To further enhance the security of the share generation and distribution process, the authentication key is used to encrypt the shares with the ChaCha20-Poly1305 encryption scheme. This symmetric encryption provides confidentiality and integrity, helping ensure that only the intended recipient can decrypt and access the share.

Thanks for bringing up space efficiency - I hadn't considered that. But I don't think that minor space efficiency improvements during the DKG are particularly important. In that case, I think it makes sense to prefer the simpler variant that stays closer to the paper.

In that case, I think it makes sense to prefer the simpler variant that stays closer to the paper.

Ok cool, that's what I was thinking as well.
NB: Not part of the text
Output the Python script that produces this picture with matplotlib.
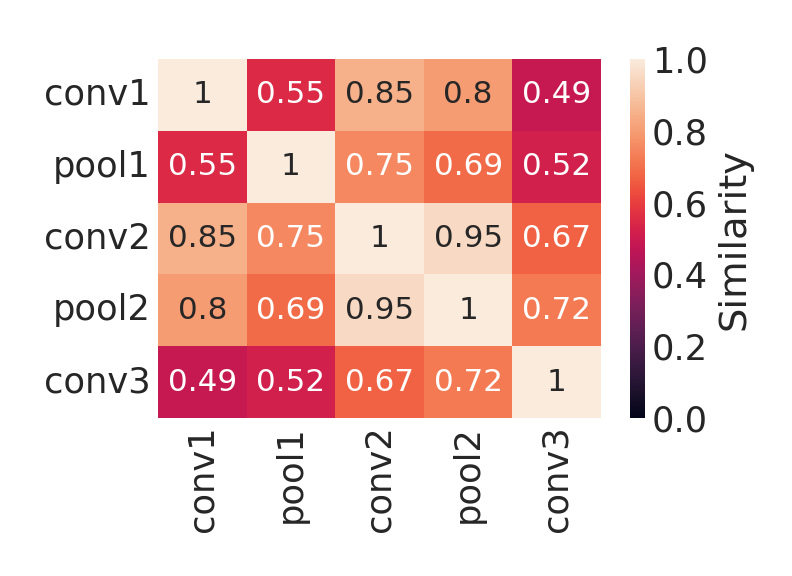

About the seed variable in secp256k1_frost_vss_gen it should probably be named seed32 to say that it's 32 bytes.

I like that by reusing the seed32 variable in secp256k1_frost_vss_gen we can re-generate the private coefficients without storing them in a dynamically sized array in some struct.
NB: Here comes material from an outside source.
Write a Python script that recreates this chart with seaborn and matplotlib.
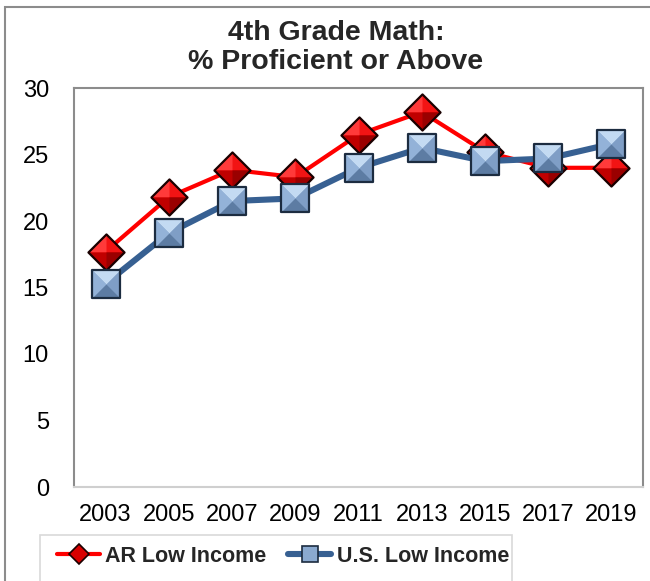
import numpy as np
import pandas as pd
import matplotlib
matplotlib.use("Agg")
import matplotlib.pyplot as plt
import seaborn as sns
from matplotlib.path import Path
from matplotlib.lines import Line2D
from matplotlib.patches import Rectangle

# ---- data -------------------------------------------------------------
years = [2003, 2005, 2007, 2009, 2011, 2013, 2015, 2017, 2019]
ar_low_income = [17.7, 21.8, 23.85, 23.3, 26.5, 28.2, 25.2, 24.0, 24.0]
us_low_income = [15.3, 19.1, 21.5, 21.7, 24.0, 25.5, 24.5, 24.7, 25.8]
series_names = ["AR Low Income", "U.S. Low Income"]
title_lines = ["4th Grade Math:", "% Proficient or Above"]
y_ticks = [0, 5, 10, 15, 20, 25, 30]

df = pd.DataFrame({
    "Year": years * 2,
    "Percent": ar_low_income + us_low_income,
    "Group": [series_names[0]] * len(years) + [series_names[1]] * len(years),
})

# ---- style --------------------------------------------------------------
sns.set_theme(style="white")
plt.rcParams["font.family"] = ["Liberation Sans", "DejaVu Sans"]

RED = "#ff0000"
BLUE = "#376092"

W, H = 650, 581
fig = plt.figure(figsize=(W / 100, H / 100), dpi=100)
ax = fig.add_axes([74 / W, 1 - 487 / H, (643 - 74) / W, (487 - 88) / H])


def tri(pts):
    verts = list(pts) + [pts[0]]
    codes = [Path.MOVETO] + [Path.LINETO] * (len(pts) - 1) + [Path.CLOSEPOLY]
    return Path(verts, codes)


# bevelled square: four triangles meeting at the centre
sq_top = tri([(-1, 1), (1, 1), (0, 0)])
sq_bot = tri([(-1, -1), (1, -1), (0, 0)])
sq_left = tri([(-1, 1), (-1, -1), (0, 0)])
sq_right = tri([(1, 1), (1, -1), (0, 0)])
sq_full = tri([(-1, 1), (1, 1), (1, -1), (-1, -1)])

# faceted diamond
dm_top = tri([(-1, 0), (0, 1), (1, 0), (0, 0)])
dm_ul = tri([(-1, 0), (0, 1), (0, 0)])
dm_bot = tri([(-1, 0), (0, -1), (1, 0), (0, 0)])
dm_br = tri([(1, 0), (0, -1), (0, 0)])
dm_full = tri([(0, 1), (1, 0), (0, -1), (-1, 0)])


def draw_facets(x, y, facets, size, z):
    for path, color in facets:
        ax.plot(x, y, linestyle="none", marker=path, markersize=size,
                markerfacecolor=color, markeredgewidth=0, zorder=z)


# AR series: line, then diamonds
ar = df[df["Group"] == series_names[0]]
sns.lineplot(data=ar, x="Year", y="Percent", color=RED, linewidth=3.0,
             ax=ax, legend=False, zorder=2)
D_SIZE = 26
draw_facets(ar["Year"], ar["Percent"],
            [(dm_full, "#e00000"), (dm_top, "#f21414"), (dm_ul, "#ff3a3a"),
             (dm_bot, "#c00000"), (dm_br, "#9a0000")], D_SIZE, 3)
ax.plot(ar["Year"], ar["Percent"], linestyle="none", marker=dm_full,
        markersize=D_SIZE, markerfacecolor="none", markeredgecolor="#1a0000",
        markeredgewidth=1.6, zorder=3)

# U.S. series: line, then bevelled squares (drawn above the AR marks)
us = df[df["Group"] == series_names[1]]
sns.lineplot(data=us, x="Year", y="Percent", color=BLUE, linewidth=4.4,
             ax=ax, legend=False, zorder=4)
S_SIZE = 20
draw_facets(us["Year"], us["Percent"],
            [(sq_full, "#8aa9cf"), (sq_top, "#c3daf2"), (sq_left, "#93b2d8"),
             (sq_right, "#7f9ec6"), (sq_bot, "#5d7ca3")], S_SIZE, 5)
ax.plot(us["Year"], us["Percent"], linestyle="none", marker=sq_full,
        markersize=S_SIZE, markerfacecolor="none", markeredgecolor="#1c2c40",
        markeredgewidth=1.6, zorder=5)

# ---- axes -----------------------------------------------------------------
ax.set_xlim(years[0] - 1, years[-1] + 1)
ax.set_ylim(y_ticks[0], y_ticks[-1])
ax.set_xticks(years)
ax.set_xticklabels([str(y) for y in years])
ax.set_yticks(y_ticks)
ax.set_xlabel("")
ax.set_ylabel("")
ax.tick_params(axis="both", length=0, labelsize=17, colors="black")
ax.tick_params(axis="x", pad=12)
ax.tick_params(axis="y", pad=18)
for side in ["left", "top", "right"]:
    ax.spines[side].set_color("#8c8c8c")
    ax.spines[side].set_linewidth(1.5)
ax.spines["bottom"].set_color("#cfcfcf")
ax.spines["bottom"].set_linewidth(1.5)
ax.grid(False)

# ---- title ----------------------------------------------------------------
fig.text(336 / W, 1 - 33 / H, title_lines[0], ha="center", va="center",
         fontsize=20.5, fontweight="bold")
fig.text(336 / W, 1 - 62 / H, title_lines[1], ha="center", va="center",
         fontsize=20.5, fontweight="bold")

# ---- outer chart border and legend box -------------------------------------
fig.patches.append(Rectangle((5 / W, -0.2), 1.2, 1 - 7 / H + 0.2,
                             transform=fig.transFigure, fill=False,
                             edgecolor="#8c8c8c", linewidth=1.5))
fig.patches.append(Rectangle((40 / W, -0.2), (512 - 40) / W, 1 - 535 / H + 0.2,
                             transform=fig.transFigure, fill=False,
                             edgecolor="#d9d9d9", linewidth=1.2))

handles = [
    Line2D([], [], color=RED, linewidth=3.0, marker="D", markersize=10,
           markerfacecolor="#d80000", markeredgecolor="#1a0000",
           markeredgewidth=1.2),
    Line2D([], [], color=BLUE, linewidth=4.4, marker="s", markersize=11,
           markerfacecolor="#8aa9cf", markeredgecolor="#1c2c40",
           markeredgewidth=1.2),
]
fig.legend(handles, series_names, loc="center left",
           bbox_to_anchor=(57 / W, 1 - 556 / H), ncol=2, frameon=False,
           prop={"size": 15.5, "weight": "bold"}, handlelength=2.0,
           handletextpad=0.25, columnspacing=1.0, borderpad=0, borderaxespad=0)

fig.savefig("out.png", dpi=100)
Overall, I really like this refactor; it aligns the implementation with the paper itself.
I'm not sure I understand the comment at the end about the encryption, what is the DH that you plan on doing?
I do like the idea of us doing the encryption, even though we can't do the broadcast (although we could add some API for transcript verification that will show the users that they need to make sure all the transcripts are the same)

I'm not sure I understand the comment at the end about the encryption, what is the DH that you plan on doing?

It would be a DH between the participant authentication keys. For example, when Alice sends a share to Bob, Alice would derive a shared secret from her private auth key and Bob's public auth key, and use that to encrypt the share.